Style – tannic, powerful, long-lived, burly, full-bodied
Pommard is situated just south of Beaune itself. It produces the most powerful and tannic red wines of the Côte de Beaune, largely due to a high proportion of clay and iron in the soil. The wines exhibit power and weight and are incredibly ageworthy, despite no grand cru vineyards. Pommard often needs at least 10 years bottle age before it hits its stride. It is the Gevrey Chambertin of the Côte de Beaune and definitely has more in common with the red wines of the Côte de Nuits. The appellation is divided in the middle by the stream of the Avant Dheune. There are 211 hectares of village Pommard – much of this is on the flatter slopes underneath the premier crus but some interesting examples are found on the upper slopes. Valmuriens is one of the more remarkable vineyards, high up on a steep, east facing slope.

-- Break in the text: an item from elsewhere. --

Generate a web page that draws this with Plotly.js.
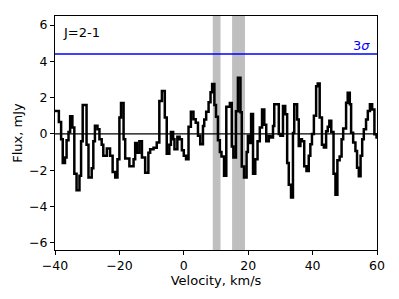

There are 28 premier cru vineyards over 125 hectares which fall into three main groups. the Beaune side; the Pommard side and the south facing vineyards towards Nantoux. On the Beaune side, the best vineyards lie at the foot of the slope where decomposed rock has been washed down from above. Located here is the excellent Clos des Epeneaux, a monopoly of Comte Armand. Not a premier cru itself, it lies between Les Grands and Petits Epenots. Just above Petits Epenots is Les Pézerolles, another great, lighter style of Pommard. On the Volnay side, the best vineyards are, more typically, mid-slope. The stand out vineyard here is Les Rugiens, although there is a big difference in quality between the upper (Haut) and lower part (Bas). It is Les Rugiens Bas that is the most sought after vineyard in Pommard and there has been talk of promoting it to Grand Cru level.